Tiffany's character didn't feel substantial at all. Sure, she may have had one of the more well-developed backstories, but her present day personality almost didn't exist. I had a similar reaction to Sam -- sure, he is in the middle of a crisis, but all we saw of that was a few incidences of him acting out. In the end, I was apathetic towards him.
Clementine was the least likable character to me. She came off as selfish -- not because she didn't want to donate her eggs, but because she constantly weighed everything in terms of how much kindness was owed. It didn't seem like she was capable of being kind for kindness' sake.
Erika was the character that I found most dynamic. Though she had a whole host of issues, I actually had empathy for her because Moriarty provided us with insight into her childhood and therefore the reasons why she has such a unique personality. Her mother was a fascinating character as well. Had this been a story instead focused on Erika, Oliver, and her mother (with the others as minor characters), I probably would have found it a lot more compelling.
For the first three hundred pages, I wondered what we were working towards. This portion was too heavy on mentioning the "bad thing" but didn't actually do enough character building, leaving hints, etc. I just felt really annoyed with the characters (Why is everyone moping around? I wondered) and was hoping that the big reveal would be proportionate to the waiting period. (Hint, when we finally got to page 300 and found out that Ruby was, in fact, okay -- that's where I decided that it in fact was not proportionate.)
I don't think that the reaction of the characters was appropriate for one reason, and I do want to let readers know that I am not yet a parent -- so while I am quite frequently responsible for other people's children, I don't have my own. Being a parent makes feelings about these types of situations more complicated and therefore more likely to be a point that people have big feelings about in discussions. I didn't think the big event was equal to the reaction because the attention was focused on blaming the social relationship. To me, the message came across that parents shouldn't ever be social at the risk that their children will get hurt. Parents are human beings. Parents deserve to have social time, and hobbies, and their own personalities that aren't entirely wrapped up in their children. For the parents to feel disgusted with themselves for having fun was not something that I felt was appropriate.

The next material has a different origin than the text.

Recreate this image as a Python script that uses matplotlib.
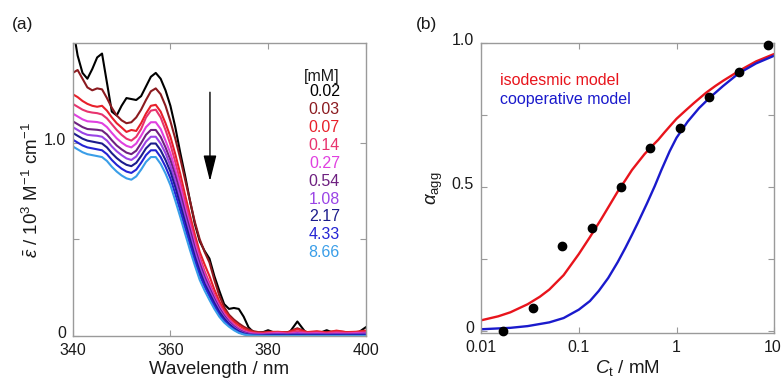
import matplotlib
matplotlib.use('Agg')
import matplotlib.pyplot as plt
import matplotlib.transforms as mtransforms

plt.rcParams['font.family'] = ['Liberation Sans', 'DejaVu Sans']
plt.rcParams['mathtext.fontset'] = 'custom'
plt.rcParams['mathtext.rm'] = 'Liberation Sans'
plt.rcParams['mathtext.it'] = 'Liberation Sans:italic'

# ---- (a) spectra ----
wl = [340, 341, 342, 343, 344, 345, 346, 347, 348, 349, 350, 351, 352, 353, 354, 355, 356, 357, 358, 359,
      360, 361, 362, 363, 364, 365, 366, 367, 368, 369, 370, 371, 372, 373, 374, 375, 376, 377, 378, 379,
      380, 382, 384, 386, 388, 390, 392, 394, 396, 398, 400]

eps_002 = [1.60, 1.45, 1.36, 1.33, 1.38, 1.44, 1.46, 1.31, 1.16, 1.14, 1.19, 1.23, 1.225, 1.22, 1.24, 1.29, 1.34, 1.36, 1.33, 1.27,
           1.19, 1.08, 0.95, 0.83, 0.70, 0.58, 0.49, 0.44, 0.40, 0.31, 0.235, 0.165, 0.14, 0.145, 0.14, 0.10, 0.045, 0.02, 0.015, 0.02,
           0.03, 0.01, 0.005, 0.075, 0.008, 0.01, 0.03, 0.01, 0.015, 0.01, 0.045]
eps_003 = [1.36, 1.375, 1.33, 1.285, 1.27, 1.28, 1.275, 1.23, 1.18, 1.14, 1.115, 1.10, 1.105, 1.13, 1.17, 1.22, 1.265, 1.28, 1.25, 1.19,
           1.11, 1.02, 0.92, 0.81, 0.70, 0.59, 0.50, 0.435, 0.38, 0.29, 0.21, 0.15, 0.11, 0.085, 0.065, 0.048, 0.035, 0.025, 0.02, 0.02,
           0.022, 0.02, 0.02, 0.04, 0.02, 0.02, 0.02, 0.025, 0.02, 0.02, 0.025]
eps_007 = [1.25, 1.235, 1.215, 1.20, 1.19, 1.185, 1.19, 1.165, 1.13, 1.10, 1.078, 1.055, 1.065, 1.06, 1.10, 1.15, 1.19, 1.195, 1.16, 1.10,
           1.03, 0.94, 0.84, 0.73, 0.625, 0.525, 0.435, 0.37, 0.31, 0.24, 0.18, 0.135, 0.10, 0.075, 0.055, 0.04, 0.028, 0.02, 0.017, 0.016,
           0.02, 0.022, 0.018, 0.035, 0.02, 0.025, 0.018, 0.028, 0.02, 0.022, 0.028]
eps_014 = [1.20, 1.185, 1.17, 1.16, 1.155, 1.152, 1.145, 1.125, 1.095, 1.065, 1.04, 1.02, 1.01, 1.03, 1.07, 1.13, 1.165, 1.17, 1.13, 1.065,
           0.99, 0.90, 0.80, 0.695, 0.595, 0.50, 0.41, 0.335, 0.275, 0.215, 0.163, 0.12, 0.088, 0.062, 0.042, 0.03, 0.021, 0.016, 0.014, 0.013,
           0.015, 0.018, 0.014, 0.025, 0.016, 0.018, 0.014, 0.02, 0.015, 0.017, 0.02]
eps_027 = [1.15, 1.135, 1.12, 1.11, 1.108, 1.106, 1.10, 1.08, 1.05, 1.022, 1.0, 0.983, 0.975, 0.995, 1.035, 1.08, 1.105, 1.105, 1.07, 1.01,
           0.945, 0.86, 0.77, 0.665, 0.57, 0.475, 0.39, 0.318, 0.26, 0.203, 0.153, 0.112, 0.08, 0.055, 0.036, 0.024, 0.016, 0.012, 0.01, 0.01,
           0.012, 0.014, 0.011, 0.016, 0.012, 0.014, 0.011, 0.013, 0.012, 0.014, 0.015]
eps_054 = [1.11, 1.095, 1.08, 1.07, 1.068, 1.066, 1.062, 1.042, 1.012, 0.985, 0.965, 0.948, 0.94, 0.958, 0.997, 1.04, 1.065, 1.065, 1.03, 0.975,
           0.91, 0.83, 0.74, 0.64, 0.55, 0.455, 0.375, 0.305, 0.248, 0.193, 0.145, 0.105, 0.074, 0.05, 0.032, 0.02, 0.012, 0.008, 0.007, 0.007,
           0.008, 0.01, 0.008, 0.012, 0.009, 0.01, 0.008, 0.01, 0.009, 0.01, 0.012]
eps_108 = [1.08, 1.065, 1.05, 1.04, 1.037, 1.035, 1.03, 1.01, 0.98, 0.955, 0.935, 0.918, 0.91, 0.928, 0.965, 1.005, 1.03, 1.03, 0.995, 0.945,
           0.88, 0.80, 0.71, 0.615, 0.525, 0.435, 0.355, 0.29, 0.235, 0.182, 0.135, 0.097, 0.068, 0.045, 0.028, 0.016, 0.009, 0.006, 0.005, 0.005,
           0.006, 0.008, 0.006, 0.009, 0.007, 0.008, 0.006, 0.008, 0.007, 0.008, 0.009]
eps_217 = [1.05, 1.035, 1.02, 1.01, 1.005, 1.0, 0.995, 0.975, 0.945, 0.92, 0.90, 0.885, 0.878, 0.895, 0.93, 0.97, 0.995, 0.995, 0.96, 0.91,
           0.85, 0.77, 0.68, 0.59, 0.50, 0.41, 0.335, 0.27, 0.22, 0.17, 0.125, 0.09, 0.062, 0.04, 0.024, 0.013, 0.007, 0.004, 0.003, 0.003,
           0.004, 0.005, 0.004, 0.006, 0.004, 0.005, 0.004, 0.005, 0.004, 0.005, 0.006]
eps_433 = [1.015, 1.0, 0.985, 0.975, 0.97, 0.965, 0.96, 0.94, 0.91, 0.885, 0.865, 0.85, 0.843, 0.86, 0.895, 0.935, 0.96, 0.96, 0.925, 0.875,
           0.815, 0.735, 0.65, 0.56, 0.475, 0.39, 0.315, 0.255, 0.205, 0.155, 0.113, 0.08, 0.055, 0.035, 0.02, 0.01, 0.005, 0.003, 0.002, 0.001,
           0.002, 0.003, 0.002, 0.003, 0.002, 0.003, 0.002, 0.003, 0.002, 0.003, 0.003]
eps_866 = [0.98, 0.965, 0.95, 0.94, 0.935, 0.93, 0.925, 0.905, 0.875, 0.85, 0.83, 0.815, 0.808, 0.825, 0.86, 0.90, 0.925, 0.925, 0.89, 0.84,
           0.78, 0.70, 0.617, 0.53, 0.445, 0.365, 0.29, 0.235, 0.186, 0.14, 0.10, 0.07, 0.048, 0.03, 0.016, 0.008, 0.004, 0.002, 0.001, 0.0,
           0.0, 0.0, 0.0, 0.0, 0.0, 0.0, 0.0, 0.0, 0.0, 0.0, 0.0]

spectra = [eps_002, eps_003, eps_007, eps_014, eps_027, eps_054, eps_108, eps_217, eps_433, eps_866]
conc_labels = ['0.02', '0.03', '0.07', '0.14', '0.27', '0.54', '1.08', '2.17', '4.33', '8.66']
colors = ['#000000', '#8b1a1f', '#e8202a', '#e8336e', '#e040e0', '#6e2080',
          '#9a44e6', '#1c1c8c', '#2424d4', '#3a9ee8']

# ---- (b) degree of aggregation ----
ct = [0.0169, 0.0338, 0.0677, 0.135, 0.271, 0.541, 1.08, 2.17, 4.33, 8.66]
alpha = [0.0, 0.08, 0.297, 0.358, 0.502, 0.637, 0.707, 0.814, 0.901, 0.994]

iso_c = [0.01, 0.015, 0.02, 0.03, 0.04, 0.05, 0.07, 0.1, 0.13, 0.17, 0.2, 0.25, 0.3, 0.35, 0.4, 0.47, 0.55,
         0.65, 0.75, 0.87, 1.0, 1.25, 1.5, 2.0, 2.5, 3.0, 4.5, 6.5, 10]
iso_a = [0.038, 0.052, 0.066, 0.094, 0.12, 0.145, 0.195, 0.268, 0.327, 0.39, 0.43, 0.485, 0.525, 0.56, 0.585, 0.615, 0.64,
         0.665, 0.69, 0.715, 0.738, 0.768, 0.792, 0.828, 0.852, 0.87, 0.907, 0.937, 0.963]

coop_c = [0.01, 0.02, 0.03, 0.05, 0.07, 0.1, 0.13, 0.16, 0.2, 0.25, 0.3, 0.35, 0.4, 0.5, 0.6, 0.7, 0.85, 1.0,
          1.3, 1.7, 2.2, 3.0, 4.3, 6.5, 10]
coop_a = [0.007, 0.012, 0.018, 0.031, 0.046, 0.075, 0.105, 0.14, 0.185, 0.24, 0.29, 0.335, 0.375, 0.445, 0.505,
          0.56, 0.625, 0.672, 0.728, 0.775, 0.812, 0.852, 0.895, 0.93, 0.957]

gray = '#9a9a9a'
txt = '#1a1a1a'

fig = plt.figure(figsize=(7.83, 3.78), dpi=100)
ax1 = fig.add_axes([0.0929, 0.1111, 0.3742, 0.7743])
ax2 = fig.add_axes([0.6143, 0.119, 0.3746, 0.7665])

for ax in (ax1, ax2):
    for s in ax.spines.values():
        s.set_color(gray)
        s.set_linewidth(1)
    ax.tick_params(which='both', direction='in', top=True, right=True, length=4, width=0.8,
                   color=gray, labelsize=11.5, labelcolor=txt, pad=5)

# panel (a)
for y, c in zip(spectra, colors):
    ax1.plot(wl, y, color=c, lw=1.5)
ax1.set_xlim(340, 400)
ax1.set_ylim(0, 1.513)
ax1.set_xticks([340, 360, 380, 400])
ax1.set_yticks([0, 0.5, 1.0])
ax1.set_yticklabels(['0', '', '1.0'])
ax1.set_xlabel('Wavelength / nm', fontsize=13.5, color=txt, labelpad=2)
ax1.set_ylabel(r'$\bar{\varepsilon}$ / 10$^3$ M$^{-1}$ cm$^{-1}$', fontsize=13.5, color=txt)
ax1.yaxis.set_label_coords(-0.105, 0.5)
ax1.annotate('', xy=(368.1, 0.80), xytext=(368.1, 1.26),
             arrowprops=dict(arrowstyle='-|>,head_length=0.8,head_width=0.2', mutation_scale=20,
                             color='k', lw=1, shrinkA=0, shrinkB=0))
ax1.text(0.912, 0.888, '[mM]', transform=ax1.transAxes, ha='right', va='center', fontsize=11.5, color=txt)
for i, (lab, c) in enumerate(zip(conc_labels, colors)):
    ax1.text(0.912, 0.835 - i * 0.0612, lab, transform=ax1.transAxes,
             ha='right', va='center', fontsize=11.5, color=c)
fig.text(0.015, 0.935, '(a)', fontsize=12.5, color=txt, va='center')

# panel (b)
ax2.semilogx(iso_c, iso_a, color='#e8141c', lw=1.7)
ax2.semilogx(coop_c, coop_a, color='#1a1acc', lw=1.7)
ax2.plot(ct, alpha, 'o', color='k', ms=6, clip_on=False, zorder=5)
ax2.set_xlim(0.01, 10)
ax2.set_ylim(-0.006, 1.0)
ax2.set_xticks([0.01, 0.1, 1, 10])
ax2.set_xticklabels(['0.01', '0.1', '1', '10'])
ax2.minorticks_off()
ax2.set_yticks([0, 0.5, 1.0])
ax2.set_yticklabels(['0', '0.5', '1.0'])
ax2.set_yticks([0.25, 0.75], minor=True)
ax2.set_xlabel(r'$C_{\rm t}$ / mM', fontsize=13.5, color=txt, labelpad=2)
ax2.set_ylabel(r'$\alpha_{\rm agg}$', fontsize=13.5, color=txt)
ax2.yaxis.set_label_coords(-0.123, 0.5)
ax2.text(0.065, 0.87, 'isodesmic model', transform=ax2.transAxes, fontsize=11.5, color='#e8141c', va='center')
ax2.text(0.065, 0.805, 'cooperative model', transform=ax2.transAxes, fontsize=11.5, color='#1a1acc', va='center')
fig.text(0.531, 0.935, '(b)', fontsize=12.5, color=txt, va='center')

# y tick labels sit a little high in the original
up = mtransforms.ScaledTranslation(0, 4 / 100, fig.dpi_scale_trans)
for ax in (ax1, ax2):
    for lab in ax.get_yticklabels():
        lab.set_transform(lab.get_transform() + up)
left = mtransforms.ScaledTranslation(-2 / 100, 0, fig.dpi_scale_trans)
last = ax2.get_xticklabels()[-1]
last.set_transform(last.get_transform() + left)

fig.savefig('out.png', dpi=100)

It was in the last one hundred pages or so that this story felt somewhat redeemed for me. Most of that had to do with how the consequences played out for Erika and Oliver. I was glad to see Erika letting go of responsibility for her mother -- I thought that was the first thing she needed to let go in order to move on to a life in which she didn't constantly fear turning into her mother. And I was glad to see that Oliver and Erika compromised on the baby situation. I would have been sad for Oliver had the issue been tabled altogether. Of course, nothing really needed fixing when it came to Vid and Tiffany, but with Sam and Clementine, I just wasn't that glad for them. I wasn't invested enough (or truthfully, didn't have enough empathy) to hope that they managed to work out their marriage problems post-ending.
Sometimes I love when the setting becomes a character in itself. With the regular jumps between the day of the party and two months later, I didn't actually realize that the constant barrage of rain was symbolic for the terrible funk that all the characters were in until after I finished. I understand that the final day, the first sunny day in two months, was perhaps meant to be aligned with a feeling of closure and a brighter future for all. I get the aim there, but I don't love it. I'm not sure it added any feeling for me, especially because I didn't even notice it at the time.
WHERE TO GO FROM HERE?
I want to say that I didn't dislike this book. Overall, I think this is a good book to read as a palate cleanser. I read it pretty quickly (in just about two days), and after a much more heavy, emotional read. So I appreciated having something lighter (even if the subject matter wasn't actually light at all) in between more serious books. I'd give it somewhere between 2-3 stars (out of five), which means that I had the kind of reading experience where I enjoyed parts of it but in the end, didn't feel it was just the right book for me. I do, however, think that
Big Little Lies looks like one that would be of more interest to me, and I found The Husband's Secret in a stack of books that I already own, so you can expect one of those to make it onto my reading list soon!